6. Contributor Responsibilities
When submitting AI-assisted contributions, contributors shall acknowledge and agree that they:
- Have manually reviewed the submitted content;
- Understand the technical implications, design impact, and maintenance costs of the contribution;
- Have completed all necessary testing, builds, license checks, and security reviews;
- Have verified that the AI output does not introduce content incompatible with the project license;
- Have confirmed that the contribution does not include any known unauthorized third-party materials, or that any third-party materials, licenses, copyright notices, and attributions have been fully disclosed as required by the project;
- Have complied with all applicable policies of their employers, clients, academic institutions, or affiliated organizations regarding AI tools and open-source contributions;
- Take the same responsibility for contributions as for non-AI-assisted contributions.

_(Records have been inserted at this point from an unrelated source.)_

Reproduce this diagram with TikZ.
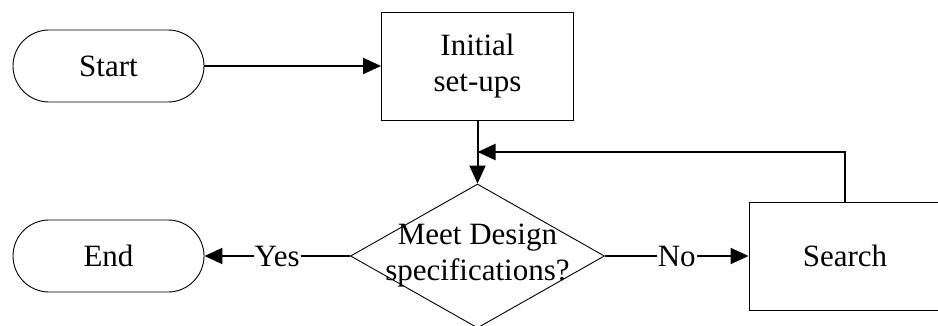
\documentclass[tikz,border=0pt]{standalone}
\usepackage{fontspec}
\setmainfont{Liberation Serif}
\usetikzlibrary{shapes.geometric,arrows.meta,calc}

\begin{document}
\begin{tikzpicture}[x=1pt,y=1pt,
 font=\fontsize{31}{36}\selectfont,
 terminal/.style={draw,line width=0.9pt,rounded corners=36pt,minimum width=191pt,minimum height=72pt,inner sep=0pt},
 process/.style={draw,line width=0.9pt,minimum width=192pt,minimum height=108pt,align=center,inner sep=0pt},
 decision/.style={draw,diamond,line width=0.9pt,minimum width=254pt,minimum height=144pt,inner sep=0pt},
 flow/.style={line width=2pt,-{Triangle[length=18pt,width=16pt]}},
 tag/.style={fill=white,inner sep=1pt}]
 \useasboundingbox (0,0) rectangle (938,325);
 % boxes
 \node[terminal] (start) at (108.5,259) {Start};
 \node[process] (init) at (477.5,259) {Initial\\set-ups};
 \node[decision] (meet) at (477.5,69) {};
 \node[align=center] (meettext) at (meet) {Meet Design\\specifications?};
 \node[terminal] (end) at (108.5,69) {End};
 \node[process] (search) at (845,69) {Search};
 % arrows
 \draw[flow] (start) -- (init);
 \draw[flow] (init) -- (meet);
 \draw[flow] (meet) -- node[tag]{Yes} (end);
 \draw[flow] (meet) -- node[tag]{No} (search);
 \coordinate (join) at ($(init.south)!0.5!(meet.north)$);
 \draw[flow] (search.north) |- (join);
\end{tikzpicture}
\end{document}
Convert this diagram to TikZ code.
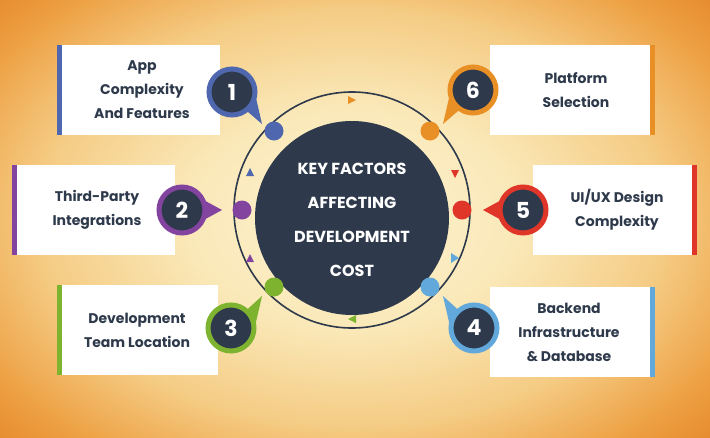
\documentclass[tikz,border=0pt]{standalone}
\usepackage{fontspec}
\setmainfont{Poppins}
\definecolor{dk}{HTML}{2E3A4B}
\definecolor{cA}{HTML}{4E67AE}
\definecolor{cB}{HTML}{8344A0}
\definecolor{cC}{HTML}{7DB32E}
\definecolor{cD}{HTML}{62A8DA}
\definecolor{cE}{HTML}{E0362A}
\definecolor{cF}{HTML}{E88F25}
\pgfdeclareradialshading{bgsh}{\pgfpoint{0cm}{0cm}}{%
 rgb(0bp)=(0.99,0.95,0.82);
 rgb(7bp)=(0.98,0.91,0.72);
 rgb(13bp)=(0.96,0.80,0.52);
 rgb(18bp)=(0.93,0.62,0.25);
 rgb(23bp)=(0.86,0.46,0.11);
 rgb(50bp)=(0.86,0.46,0.11)}
\begin{document}
\begin{tikzpicture}[x=1pt,y=-1pt,
  box/.style={fill=white,draw=none},
  lbl/.style={font=\bfseries\fontsize{14}{24}\selectfont,text=dk,align=center},
  num/.style={circle,draw=#1,line width=5pt,fill=dk,minimum size=46pt,text=white,font=\bfseries\fontsize{22}{24}\selectfont},
  dot/.style={circle,fill=#1,minimum size=19pt,inner sep=0pt}]
\useasboundingbox (0,0) rectangle (710,437);
\begin{scope}
\clip (0,0) rectangle (710,437);
\shade[shading=bgsh] (352,218) ellipse (600 and 400);
\end{scope}
% ring
\draw[dk,line width=1.6pt] (352,210) circle (118);
\node[circle,fill=dk,minimum size=194pt] (c) at (352,218) {};
\node[text=white,font=\bfseries\fontsize{16}{34}\selectfont,align=center] at (352,220) {KEY FACTORS\\AFFECTING\\DEVELOPMENT\\COST};
% ring arrows
\fill[cF] (348,96)--(356,100)--(348,104)--cycle;
\fill[cE] (451,170)--(459,170)--(455,178)--cycle;
\fill[cD] (451,253)--(459,258)--(451,263)--cycle;
\fill[cC] (356,315)--(348,319)--(356,323)--cycle;
\fill[cB] (250,254)--(246,262)--(254,262)--cycle;
\fill[cA] (246,176)--(254,176)--(250,168)--cycle;
% boxes
\fill[box] (57,45) rectangle (220,135); \fill[cA] (57,45) rectangle (62,135);
\fill[box] (490,45) rectangle (655,135); \fill[cF] (650,45) rectangle (655,135);
\fill[box] (12,165) rectangle (175,255); \fill[cB] (12,165) rectangle (17,255);
\fill[box] (533,165) rectangle (697,255); \fill[cE] (692,165) rectangle (697,255);
\fill[box] (57,285) rectangle (218,375); \fill[cC] (57,285) rectangle (62,375);
\fill[box] (490,287) rectangle (655,377); \fill[cD] (650,287) rectangle (655,377);
\node[lbl] (t1) at (142,90) {App\\Complexity\\And Features};
\node[lbl] (t6) at (576,90) {Platform\\Selection};
\node[lbl] (t2) at (97,210) {Third-Party\\Integrations};
\node[lbl] (t5) at (617,210) {UI/UX Design\\Complexity};
\node[lbl] (t3) at (137,330) {Development\\Team Location};
\node[lbl] (t4) at (569,332) {Backend\\Infrastructure\\\& Database};
% pointers
\fill[cA] (240,105)--(262,124)--(256,98)--cycle;
\fill[cF] (465,105)--(443,124)--(449,98)--cycle;
\fill[cB] (200,198)--(222,210)--(200,222)--cycle;
\fill[cE] (505,198)--(483,210)--(505,222)--cycle;
\fill[cC] (240,316)--(262,296)--(256,322)--cycle;
\fill[cD] (465,316)--(443,296)--(449,322)--cycle;
% numbers
\node[num=cA] (n1) at (232,92) {1};
\node[num=cF] (n6) at (473,90) {6};
\node[num=cB] (n2) at (182,210) {2};
\node[num=cE] (n5) at (523,210) {5};
\node[num=cC] (n3) at (231,328) {3};
\node[num=cD] (n4) at (474,328) {4};
% dots
\node[dot=cA] (d1) at (274,131) {};
\node[dot=cF] (d6) at (430,131) {};
\node[dot=cB] (d2) at (242,210) {};
\node[dot=cE] (d5) at (462,210) {};
\node[dot=cC] (d3) at (274,287) {};
\node[dot=cD] (d4) at (430,287) {};
\end{tikzpicture}
\end{document}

7. Review and Merging Rules
Maintainers may request modifications, additional explanations, resubmissions, or reject a contribution for any of the following reasons:
- Failure to disclose the use of AI as required;
- Contributors' inability to explain the code logic or source;
- Suspicion that the contribution reproduces third-party code, documents, or images;
- Unclear information regarding licenses, copyrights, patents, or attributions;
- Poor quality, lack of testing, unmaintainability, or security risks in the AI-generated content;
- Automated, mass, or low-quality AI-generated submissions that disrupt the maintainability and operations of the community;
- Contribution considered inappropriate for merging based on the project's risk control.